Further, here’s the kind of man he was:
When his wife became ill and required a skilled nursing facility, Mr Griffin visited her every day, walking from his house to the home itself. He fed his wife and brought home her clothes each day, washing and ironing them. He would walk back and return them the next morning. He did this for three years until her death in 2005.
Only four Raiders remain living: Dick Cole (who could not make the Florida reunion), Doolittle’s co-pilot, Robert Hite, Edward Saylor and David Thatcher — all in their 90s.
They decided there are too few of them remaining to warrant any further public reunions and that, at a later date this year, they will get together privately and open that bottle of Hennessy. The four remaining upright goblets will be filled with an 1896 cognac.

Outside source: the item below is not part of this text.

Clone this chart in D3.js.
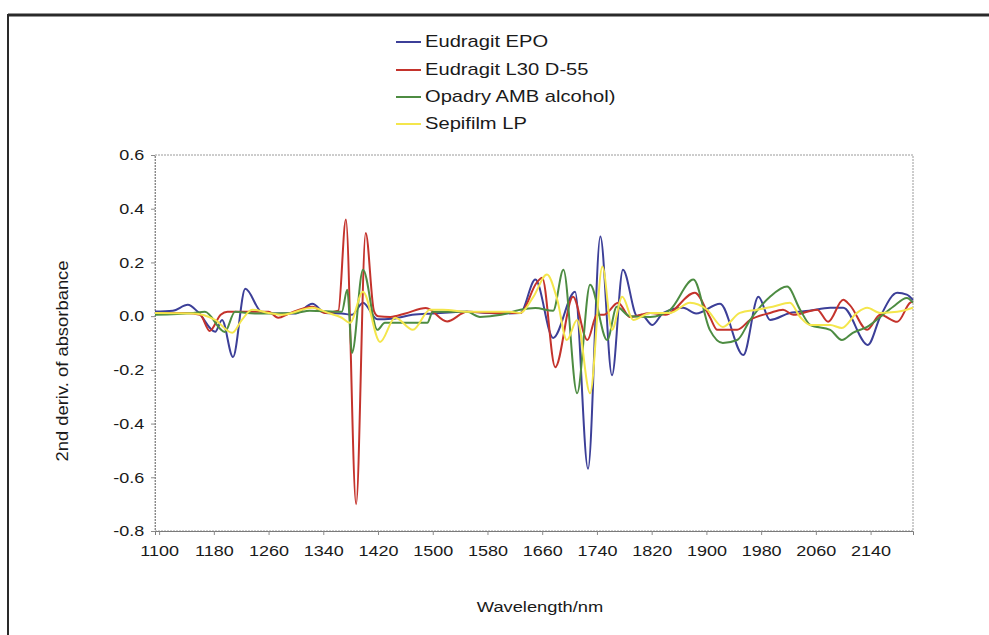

In a final toast to those who dared, and to those who are gone.
God bless America.
The best and last hope of the entire planet.
BZ
P.S.
Many years ago, when I was much younger, I can remember my father saying he met Jimmy Stewart and drank with him at Mather AFB. He also said that he saw numerous B-25s in Sacramento at McClellan AFB practicing short field take-offs in the early 1940s.
I believe he saw the Doolittle Raiders.
He said he liked Jimmy Stewart and that he wasn’t arrogant. And that he drove him back to the barracks.